La columna de opinión tiene mucho de vida diaria: uno la puede pensar durante horas o días, pero luego las palabras aparecen con las noticias que te vas encontrando, con los paseos por las calles, con los recuerdos inesperados o con ese spleen que Baudelaire nos enseñó a buscar en las calles parisinas. También con el flanear galdosiano o, siguiendo a Antonio Machado, con los sucesos consuetudinarios que acontecen en la rúa. Justo antes de sentarme a escribir esta columna semanal me encuentro con la presencia en todos los medios de Antonio Tejero, y ese nombre es como una magdalena proustiana para los del baby boom y para los que vieron nacer y consolidarse la transición española.

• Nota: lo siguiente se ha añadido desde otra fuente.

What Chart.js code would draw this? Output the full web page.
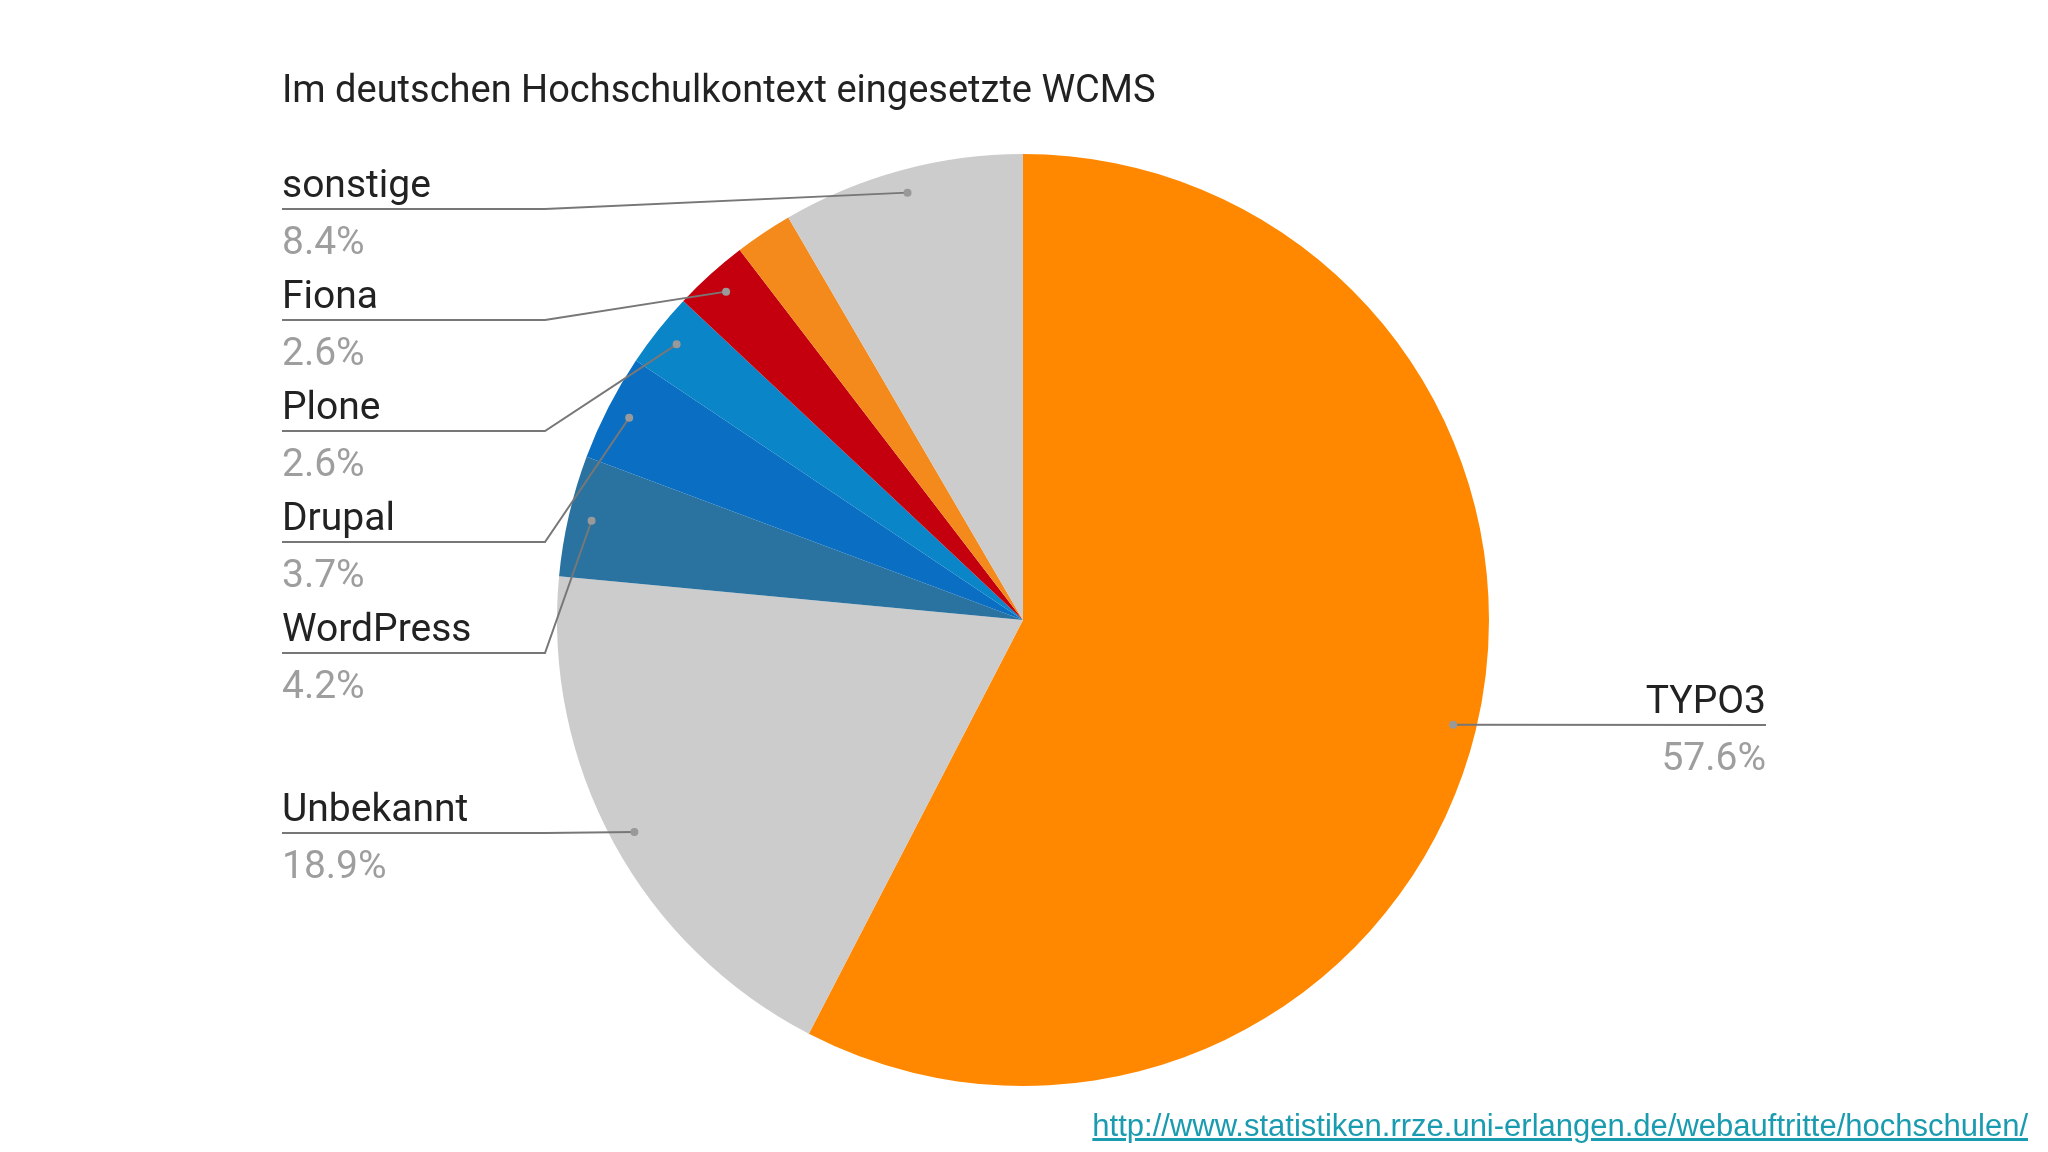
<!DOCTYPE html>
<html>
<head>
<meta charset="utf-8">
<script src="https://cdn.jsdelivr.net/npm/chart.js@4/dist/chart.umd.min.js"></script>
<style>
  body { margin: 0; background: #fff; width: 2048px; height: 1152px; overflow: hidden; position: relative; font-family: Roboto, sans-serif; }
  #wrap { position: absolute; left: 0; top: 0; width: 2048px; height: 1152px; }
  a { position: absolute; right: 20px; top: 1108px; font-size: 31px; color: #1a9bb0; font-family: Arial, "Liberation Sans", sans-serif; }
</style>
</head>
<body>
<div id="wrap"><canvas id="myChart"></canvas></div>
<a href="#">http://www.statistiken.rrze.uni-erlangen.de/webauftritte/hochschulen/</a>
<script>
// daten
const labels = ['TYPO3', 'Unbekannt', 'WordPress', 'Drupal', 'Plone', 'Fiona', '', 'sonstige'];
const values = [57.6, 18.9, 4.2, 3.7, 2.6, 2.6, 2.0, 8.4];
const pctLabels = ['57.6%', '18.9%', '4.2%', '3.7%', '2.6%', '2.6%', '', '8.4%'];
const colors = ['#ff8800', '#cccccc', '#2a73a0', '#0a6fc2', '#0a85c8', '#c4000e', '#f48a1c', '#cccccc'];

// y der textzeile (linie) fuer jede beschriftung
const lineY = [725, 833, 653, 542, 431, 320, null, 209];

const labelPlugin = {
  id: 'labelPlugin',
  afterDraw(chart) {
    const ctx = chart.ctx;
    ctx.save();
    ctx.fillStyle = '#222';
    ctx.font = '38px Roboto';
    ctx.textBaseline = 'alphabetic';
    ctx.textAlign = 'left';
    ctx.fillText('Im deutschen Hochschulkontext eingesetzte WCMS', 282, 102);

    const arcs = chart.getDatasetMeta(0).data;
    arcs.forEach((arc, i) => {
      if (lineY[i] == null) return;
      const p = arc.getProps(['x', 'y', 'startAngle', 'endAngle', 'outerRadius']);
      const mid = (p.startAngle + p.endAngle) / 2;
      const px = p.x + Math.cos(mid) * p.outerRadius * 0.95;
      const py = p.y + Math.sin(mid) * p.outerRadius * 0.95;
      const y = lineY[i];
      ctx.strokeStyle = '#777';
      ctx.lineWidth = 2;
      ctx.beginPath();
      if (i === 0) {
        ctx.moveTo(px, py);
        ctx.lineTo(1766, y);
      } else {
        ctx.moveTo(282, y);
        ctx.lineTo(545, y);
        ctx.lineTo(px, py);
      }
      ctx.stroke();
      ctx.fillStyle = '#999';
      ctx.beginPath();
      ctx.arc(px, py, 4, 0, Math.PI * 2);
      ctx.fill();

      ctx.font = '39px Roboto';
      ctx.textAlign = i === 0 ? 'right' : 'left';
      const tx = i === 0 ? 1766 : 282;
      ctx.fillStyle = '#222';
      ctx.fillText(labels[i], tx, y - 12);
      ctx.fillStyle = '#9e9e9e';
      ctx.fillText(pctLabels[i], tx, y + 45);
    });
    ctx.restore();
  }
};

new Chart(document.getElementById('myChart'), {
  type: 'pie',
  data: {
    labels: labels,
    datasets: [{ data: values, backgroundColor: colors, borderWidth: 0, hoverOffset: 0 }]
  },
  options: {
    responsive: true,
    maintainAspectRatio: false,
    animation: false,
    layout: { padding: { left: 557, right: 559, top: 154, bottom: 66 } },
    plugins: { legend: { display: false }, tooltip: { enabled: false } }
  },
  plugins: [labelPlugin]
});
</script>
</body>
</html>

Tejero era una pistola en mano, unos disparos al aire, un empujón vergonzante a Gutiérrez Mellado, era la soledad de Adolfo Suárez, y luego la radio con José María García e Iñaki Gabilondo; pero antes, durante muchas horas, fue el miedo, el silencio, el eco del franquismo subiendo por las calles de mi pueblo, la asonada que, una y otra vez, alejaba a España de la modernidad europea y democrática. Yo jugaba al fútbol cuando alguien nos dijo que dejáramos el balón y nos fuéramos para casa. No recuerdo el resultado de aquel partido, pero sí los amigos con los que corría en la cancha del barranco, y sobre todo me veo con mi amigo Tanito subiendo las calles hasta San Roque, tratando de entender lo que estaba pasando, aunque nosotros sabíamos lo que estaba pasando porque hacía poco tiempo teníamos a Franco en la pared del colegio y escuchábamos aquellos ecos marciales y violentos con los camisas azules cantando en la plaza. Fueron horas de incertidumbre, con tanques en las calles de Valencia y toda clase noticias confusas, hasta que apareció el Rey poniéndose de parte de la democracia, pero no fue hasta algunas horas más tarde cuando vimos salir a los guardias civiles por las ventanas del Congreso y cuando se confirmó que no habían matado a nadie durante aquellas horas de incertidumbre.
Tejero, desde entonces, se convirtió en la amenaza real de la democracia, pero también en un personaje que, a medida que fueron pasando los años, servía para remedar a todos esos militares fascistas que siempre están con la pistola en la mano y profiriendo esas palabrejas que apelan a la supuesta hombría y que pronuncian, una y otra vez, antes y después de la de su concepto excluyente, cuartelario y carpetovetónico de España. Con los años sí es verdad que hemos sabido mucho más de aquello que parecía un simple sainete de cuatro alocados. Recomiendo siempre Anatomía de un instante de Javier Cercas si quieren saber un poco más de aquella supuesta bravuconada. No se improvisó nada, pero por suerte todos los vientos soplaron hacia la libertad y la democracia. Tampoco fue una broma, ni un vodevil de corrala. España pudo haber regresado al blanco y negro de unos años antes, ese mismo blanco y negro con el que ahora, de repente, nos amenazan los nuevos tejerillos con su sempiterna salmodia ultramontana.